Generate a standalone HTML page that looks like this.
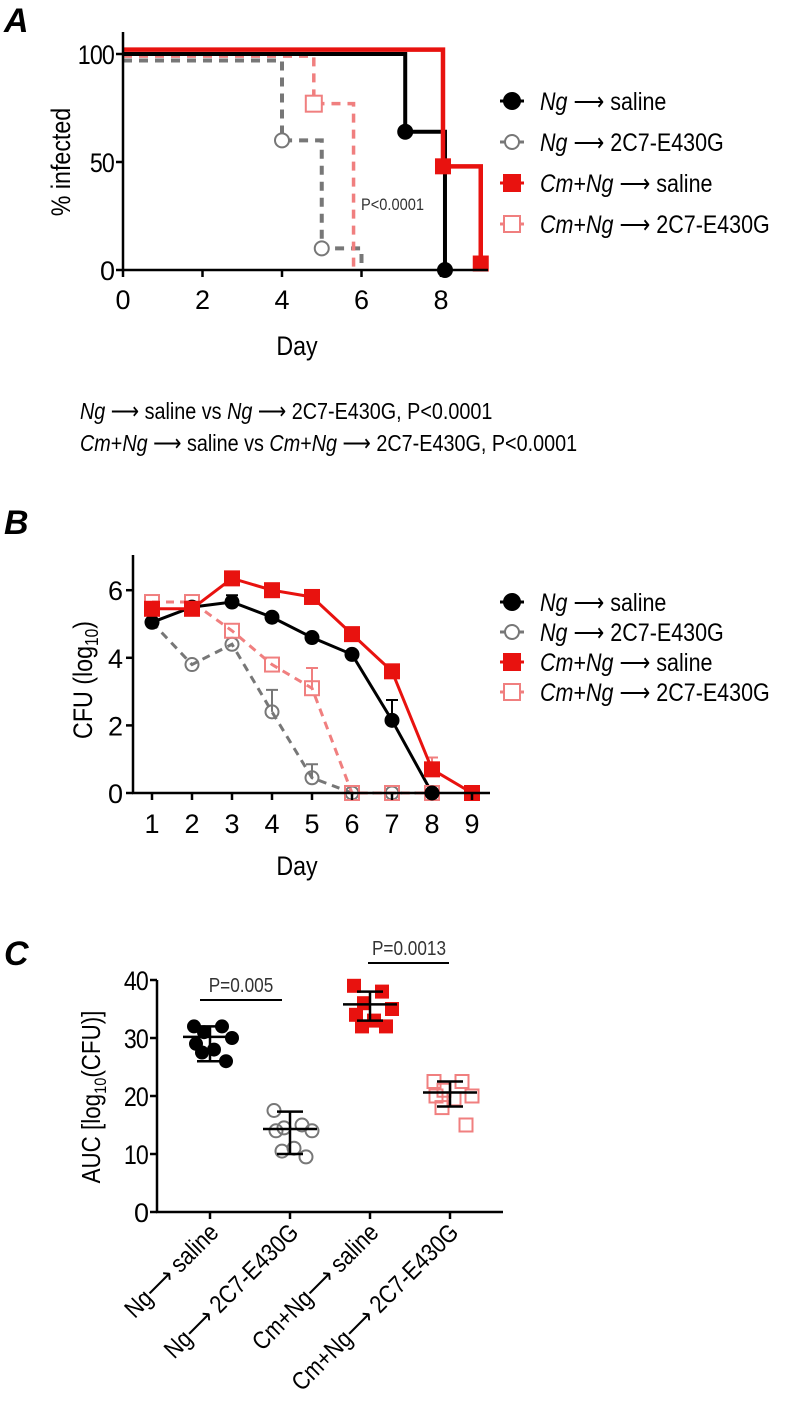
<!DOCTYPE html>
<html><head><meta charset="utf-8"><style>
body{margin:0;background:#fff}
svg{display:block;font-family:"Liberation Sans",Arial,sans-serif}
</style></head><body>
<svg id="fig" width="800" height="1411" viewBox="0 0 800 1411" xmlns="http://www.w3.org/2000/svg">
<g id="A"></g>
<g id="B"></g>
<g id="C"></g>
</svg>
<script>
// ---- Panel A data (survival) ----
const aNgSalDays=[0,7.1,8.1];const aNgSalVals=[100,64,0];
const aNg2C7Days=[0,4,5,6];const aNg2C7Vals=[97,60,10,0];
const aCmSalDays=[0,8.05,9];const aCmSalVals=[102,48,3];
const aCm2C7Days=[0,4.8,5.8];const aCm2C7Vals=[99,77,0];
const aXTicks=[0,2,4,6,8];const aYTicks=[0,50,100];
// ---- Panel B data (CFU) ----
const bDays=[1,2,3,4,5,6,7,8,9];
const bNgSal=[5.05,5.5,5.65,5.2,4.6,4.1,2.15,0,null];
const bNg2C7=[5.05,3.8,4.4,2.4,0.45,0,0,0,null];
const bCmSal=[5.45,5.45,6.35,6.0,5.8,4.7,3.6,0.7,0];
const bCm2C7=[5.65,5.65,4.8,3.8,3.1,0,0,0,null];
const bNgSalErr=[0,0,0.2,0,0,0,0.6,0,0];
const bNg2C7Err=[0,0,0,0.65,0.4,0,0,0,0];
const bCmSalErr=[0,0,0,0,0,0,0,0.35,0];
const bCm2C7Err=[0,0,0,0,0.6,0,0,0,0];
const bYTicks=[0,2,4,6];
// ---- Panel C data (AUC) ----
const cCats=["Ng saline","Ng 2C7","Cm saline","Cm 2C7"];
const cNgSal=[32,32,31,30,29,28,27.5,26];
const cNg2C7=[17.5,15,14.5,14,14,11,10.5,9.5];
const cCmSal=[39,38,36,35,34,33,32,32];
const cCm2C7=[22.5,22.5,21,20,20,19.5,18,15];
const cMeans=[30.2,14.3,35.8,20.6];
const cErrLo=[26,10,33,18.2];
const cErrHi=[32,17.3,38,22.5];
const cYTicks=[0,10,20,30,40];

const NS="http://www.w3.org/2000/svg";
function mk(parent,tag,attrs,text){const e=document.createElementNS(NS,tag);for(const k in attrs)e.setAttribute(k,attrs[k]);if(text!==undefined)e.textContent=text;parent.appendChild(e);return e;}
const RED="#e8120f",PINK="#f07f7f",GREY="#777",BLK="#000";

// ===== Panel A =====
const A=document.getElementById('A');
const ax=d=>123+d*39.75, ay=v=>270-v*2.16;
let t=mk(A,'text',{x:4,y:32,'font-size':34,'font-weight':'bold','font-style':'italic'},'A');


function stepPath(days,vals,end){let d=`M${ax(days[0])},${ay(vals[0])}`;for(let i=1;i<days.length;i++){d+=` H${ax(days[i])} V${ay(vals[i])}`;}if(end!==undefined)d+=` H${ax(end)} V${ay(0)}`;return d;}
let p=mk(A,'path',{d:stepPath(aNg2C7Days,aNg2C7Vals),fill:'none',stroke:GREY,'stroke-width':4,'stroke-dasharray':'9,7'});


p=mk(A,'path',{d:stepPath(aCm2C7Days,aCm2C7Vals),fill:'none',stroke:PINK,'stroke-width':3.5,'stroke-dasharray':'9,7'});


p=mk(A,'path',{d:stepPath(aNgSalDays,aNgSalVals),fill:'none',stroke:BLK,'stroke-width':4});


p=mk(A,'path',{d:stepPath(aCmSalDays,aCmSalVals),fill:'none',stroke:RED,'stroke-width':4.5});


for(let i=1;i<aNgSalDays.length;i++){const m=mk(A,'circle',{cx:ax(aNgSalDays[i]),cy:ay(aNgSalVals[i]),r:8,fill:BLK});}
for(let i=1;i<aNg2C7Days.length-1;i++){const m=mk(A,'circle',{cx:ax(aNg2C7Days[i]),cy:ay(aNg2C7Vals[i]),r:7,fill:'#fff',stroke:GREY,'stroke-width':2});}
for(let i=1;i<aCmSalDays.length;i++){const m=mk(A,'rect',{x:ax(aCmSalDays[i])-8,y:ay(aCmSalVals[i])-8,width:16,height:16,fill:RED});}
for(let i=1;i<aCm2C7Days.length-1;i++){const m=mk(A,'rect',{x:ax(aCm2C7Days[i])-8,y:ay(aCm2C7Vals[i])-8,width:16,height:16,fill:'#fff',stroke:PINK,'stroke-width':2});}
let l=mk(A,'path',{d:`M123,32 V271 M122,270 H488`,stroke:BLK,'stroke-width':2.5,fill:'none'});


aXTicks.forEach(v=>{mk(A,'line',{x1:ax(v),x2:ax(v),y1:270,y2:277,stroke:BLK,'stroke-width':2.5});const e=mk(A,'text',{x:ax(v),y:309,'font-size':27,'text-anchor':'middle'},v);});
aYTicks.forEach(v=>{mk(A,'line',{x1:116,x2:123,y1:ay(v),y2:ay(v),stroke:BLK,'stroke-width':2.5});const e=mk(A,'text',{x:114,y:ay(v)+10,'font-size':27,'text-anchor':'end','letter-spacing':'-1'},v);});
t=mk(A,'text',{x:0,y:0,'font-size':27,'text-anchor':'middle',transform:'translate(70,162) rotate(-90)'},'% infected');


t=mk(A,'text',{x:297,y:355,'font-size':27,'text-anchor':'middle'},'Day');


t=mk(A,'text',{x:361,y:210,'font-size':17,fill:'#333'},'P<0.0001');


t=mk(A,'text',{x:80,y:419,'font-size':23},'');
t.innerHTML='<tspan font-style="italic">Ng</tspan> ⟶ saline vs <tspan font-style="italic">Ng</tspan> ⟶ 2C7-E430G, P&lt;0.0001';


t=mk(A,'text',{x:80,y:451,'font-size':23},'');
t.innerHTML='<tspan font-style="italic">Cm</tspan>+<tspan font-style="italic">Ng</tspan> ⟶ saline vs <tspan font-style="italic">Cm</tspan>+<tspan font-style="italic">Ng</tspan> ⟶ 2C7-E430G, P&lt;0.0001';



// legends
function legend(G,y0,dy,prefix){
 const items=[{c:BLK,f:BLK,s:'c',lab:'<tspan font-style="italic">Ng</tspan> ⟶ saline'},
 {c:GREY,f:'#fff',s:'c',lab:'<tspan font-style="italic">Ng</tspan> ⟶ 2C7-E430G'},
 {c:RED,f:RED,s:'s',lab:'<tspan font-style="italic">Cm</tspan>+<tspan font-style="italic">Ng</tspan> ⟶ saline'},
 {c:PINK,f:'#fff',s:'s',lab:'<tspan font-style="italic">Cm</tspan>+<tspan font-style="italic">Ng</tspan> ⟶ 2C7-E430G'}];
 items.forEach((it,i)=>{const y=y0+i*dy;const g=mk(G,'g',{});
  
  
  mk(g,'line',{x1:500,x2:524,y1:y,y2:y,stroke:it.c,'stroke-width':3});
  if(it.s==='c')mk(g,'circle',{cx:512,cy:y,r:it.f==='#fff'?7:8,fill:it.f,stroke:it.c,'stroke-width':2});
  else mk(g,'rect',{x:504,y:y-8,width:16,height:16,fill:it.f,stroke:it.c,'stroke-width':2});
  const tx=mk(g,'text',{x:540,y:y+9,'font-size':25});tx.innerHTML=it.lab;});
}
legend(A,101,41,'a');

// ===== Panel B =====
const B=document.getElementById('B');
const bx=d=>152+(d-1)*40, by=v=>793-v*33.8;
t=mk(B,'text',{x:4,y:534,'font-size':34,'font-weight':'bold','font-style':'italic'},'B');


function lineD(vals){let d='';vals.forEach((v,i)=>{if(v===null)return;d+=(d?' L':'M')+bx(bDays[i])+','+by(v);});return d;}
function errs(vals,err,col){vals.forEach((v,i)=>{if(v===null||!err[i])return;const e=mk(B,'path',{d:`M${bx(bDays[i])},${by(v)} V${by(v+err[i])} M${bx(bDays[i])-6},${by(v+err[i])} H${bx(bDays[i])+6}`,stroke:col,'stroke-width':2,fill:'none'});});}
errs(bNg2C7,bNg2C7Err,GREY);errs(bCm2C7,bCm2C7Err,PINK);errs(bNgSal,bNgSalErr,BLK);errs(bCmSal,bCmSalErr,PINK);
p=mk(B,'path',{d:lineD(bNg2C7),fill:'none',stroke:GREY,'stroke-width':3,'stroke-dasharray':'8,6'});


p=mk(B,'path',{d:lineD(bCm2C7),fill:'none',stroke:PINK,'stroke-width':3,'stroke-dasharray':'8,6'});


p=mk(B,'path',{d:lineD(bNgSal),fill:'none',stroke:BLK,'stroke-width':3});


p=mk(B,'path',{d:lineD(bCmSal),fill:'none',stroke:RED,'stroke-width':3});


bNg2C7.forEach((v,i)=>{if(v===null||i===0)return;const m=mk(B,'circle',{cx:bx(bDays[i]),cy:by(v),r:6.5,fill:'none',stroke:GREY,'stroke-width':2});});
bCm2C7.forEach((v,i)=>{if(v===null)return;const m=mk(B,'rect',{x:bx(bDays[i])-7,y:by(v)-7,width:14,height:14,fill:'none',stroke:PINK,'stroke-width':2});});
bNgSal.forEach((v,i)=>{if(v===null)return;const m=mk(B,'circle',{cx:bx(bDays[i]),cy:by(v),r:7.5,fill:BLK});});
bCmSal.forEach((v,i)=>{if(v===null)return;const m=mk(B,'rect',{x:bx(bDays[i])-8,y:by(v)-8,width:16,height:16,fill:RED});});
l=mk(B,'path',{d:`M133,555 V794 M132,793 H490`,stroke:BLK,'stroke-width':2.5,fill:'none'});


bDays.forEach(v=>{mk(B,'line',{x1:bx(v),x2:bx(v),y1:793,y2:800,stroke:BLK,'stroke-width':2.5});const e=mk(B,'text',{x:bx(v),y:833,'font-size':27,'text-anchor':'middle'},v);});
bYTicks.forEach(v=>{mk(B,'line',{x1:126,x2:133,y1:by(v),y2:by(v),stroke:BLK,'stroke-width':2.5});const e=mk(B,'text',{x:123,y:by(v)+10,'font-size':27,'text-anchor':'end'},v);});
t=mk(B,'text',{x:0,y:0,'font-size':27,'text-anchor':'middle',transform:'translate(92,680) rotate(-90)'},'');
t.innerHTML='CFU (log<tspan font-size="18" dy="6">10</tspan><tspan dy="-6">)</tspan>';


t=mk(B,'text',{x:297,y:875,'font-size':27,'text-anchor':'middle'},'Day');


legend(B,602,30,'b');

// ===== Panel C =====
const C=document.getElementById('C');
const cxp=i=>210+i*80, cy=v=>1212-v*5.8;
t=mk(C,'text',{x:4,y:965,'font-size':34,'font-weight':'bold','font-style':'italic'},'C');


const offs=[-16,12,-6,22,-14,4,-8,16];
function dots(vals,i,kind){vals.forEach((v,j)=>{const x=cxp(i)+offs[j%offs.length];let m;
 if(kind==='fc')m=mk(C,'circle',{cx:x,cy:cy(v),r:7,fill:BLK});
 else if(kind==='oc')m=mk(C,'circle',{cx:x,cy:cy(v),r:6.5,fill:'none',stroke:GREY,'stroke-width':2});
 else if(kind==='fs')m=mk(C,'rect',{x:x-7,y:cy(v)-7,width:14,height:14,fill:RED});
 else m=mk(C,'rect',{x:x-6.5,y:cy(v)-6.5,width:13,height:13,fill:'none',stroke:PINK,'stroke-width':2});
 
 });}
dots(cNgSal,0,'fc');dots(cNg2C7,1,'oc');dots(cCmSal,2,'fs');dots(cCm2C7,3,'os');
cMeans.forEach((m,i)=>{const x=cxp(i);const e=mk(C,'path',{d:`M${x-27},${cy(m)} H${x+27} M${x},${cy(cErrLo[i])} V${cy(cErrHi[i])} M${x-13},${cy(cErrLo[i])} H${x+13} M${x-13},${cy(cErrHi[i])} H${x+13}`,stroke:BLK,'stroke-width':2.5,fill:'none'});});
l=mk(C,'path',{d:`M157,980 V1213 M156,1212 H503`,stroke:BLK,'stroke-width':2.5,fill:'none'});


cYTicks.forEach(v=>{mk(C,'line',{x1:150,x2:157,y1:cy(v),y2:cy(v),stroke:BLK,'stroke-width':2.5});const e=mk(C,'text',{x:148,y:cy(v)+10,'font-size':27,'text-anchor':'end','letter-spacing':'-1'},v);});
const cLabels=['Ng⟶ saline','Ng⟶ 2C7-E430G','Cm+Ng⟶ saline','Cm+Ng⟶ 2C7-E430G'];
cCats.forEach((c,i)=>{mk(C,'line',{x1:cxp(i),x2:cxp(i),y1:1212,y2:1219,stroke:BLK,'stroke-width':2.5});const e=mk(C,'text',{x:0,y:0,'font-size':25,'text-anchor':'end',transform:`translate(${cxp(i)+10},${1234}) rotate(-45)`},cLabels[i]);});
t=mk(C,'text',{x:0,y:0,'font-size':26,'text-anchor':'middle',transform:'translate(100,1097) rotate(-90)'},'');
t.innerHTML='AUC [log<tspan font-size="17" dy="6">10</tspan><tspan dy="-6">(CFU)]</tspan>';


l=mk(C,'line',{x1:200,x2:282,y1:1000,y2:1000,stroke:BLK,'stroke-width':2});


t=mk(C,'text',{x:241,y:992,'font-size':20,'text-anchor':'middle',fill:'#333'},'P=0.005');


l=mk(C,'line',{x1:368,x2:449,y1:963,y2:963,stroke:BLK,'stroke-width':2});


t=mk(C,'text',{x:409,y:955,'font-size':20,'text-anchor':'middle',fill:'#333'},'P=0.0013');



// condense all text to mimic narrow face
document.querySelectorAll('#fig text').forEach(el=>{
  if(el.textContent.length<2)return;
  const w=el.getComputedTextLength();
  el.setAttribute('textLength',(w*0.86).toFixed(1));
  el.setAttribute('lengthAdjust','spacingAndGlyphs');
});
</script>
</body></html>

:::

● **EXERCISE TASK**
Please repeat exactly the data above from its first line to the line that contains "const cYTicks=[0,10,20,30,40];", inclusive, and leave every picture out.

● **EXERCISE RESPONSE**
Generate a standalone HTML page that looks like this.
<!DOCTYPE html>
<html><head><meta charset="utf-8"><style>
body{margin:0;background:#fff}
svg{display:block;font-family:"Liberation Sans",Arial,sans-serif}
</style></head><body>
<svg id="fig" width="800" height="1411" viewBox="0 0 800 1411" xmlns="http://www.w3.org/2000/svg">
<g id="A"></g>
<g id="B"></g>
<g id="C"></g>
</svg>
<script>
// ---- Panel A data (survival) ----
const aNgSalDays=[0,7.1,8.1];const aNgSalVals=[100,64,0];
const aNg2C7Days=[0,4,5,6];const aNg2C7Vals=[97,60,10,0];
const aCmSalDays=[0,8.05,9];const aCmSalVals=[102,48,3];
const aCm2C7Days=[0,4.8,5.8];const aCm2C7Vals=[99,77,0];
const aXTicks=[0,2,4,6,8];const aYTicks=[0,50,100];
// ---- Panel B data (CFU) ----
const bDays=[1,2,3,4,5,6,7,8,9];
const bNgSal=[5.05,5.5,5.65,5.2,4.6,4.1,2.15,0,null];
const bNg2C7=[5.05,3.8,4.4,2.4,0.45,0,0,0,null];
const bCmSal=[5.45,5.45,6.35,6.0,5.8,4.7,3.6,0.7,0];
const bCm2C7=[5.65,5.65,4.8,3.8,3.1,0,0,0,null];
const bNgSalErr=[0,0,0.2,0,0,0,0.6,0,0];
const bNg2C7Err=[0,0,0,0.65,0.4,0,0,0,0];
const bCmSalErr=[0,0,0,0,0,0,0,0.35,0];
const bCm2C7Err=[0,0,0,0,0.6,0,0,0,0];
const bYTicks=[0,2,4,6];
// ---- Panel C data (AUC) ----
const cCats=["Ng saline","Ng 2C7","Cm saline","Cm 2C7"];
const cNgSal=[32,32,31,30,29,28,27.5,26];
const cNg2C7=[17.5,15,14.5,14,14,11,10.5,9.5];
const cCmSal=[39,38,36,35,34,33,32,32];
const cCm2C7=[22.5,22.5,21,20,20,19.5,18,15];
const cMeans=[30.2,14.3,35.8,20.6];
const cErrLo=[26,10,33,18.2];
const cErrHi=[32,17.3,38,22.5];
const cYTicks=[0,10,20,30,40];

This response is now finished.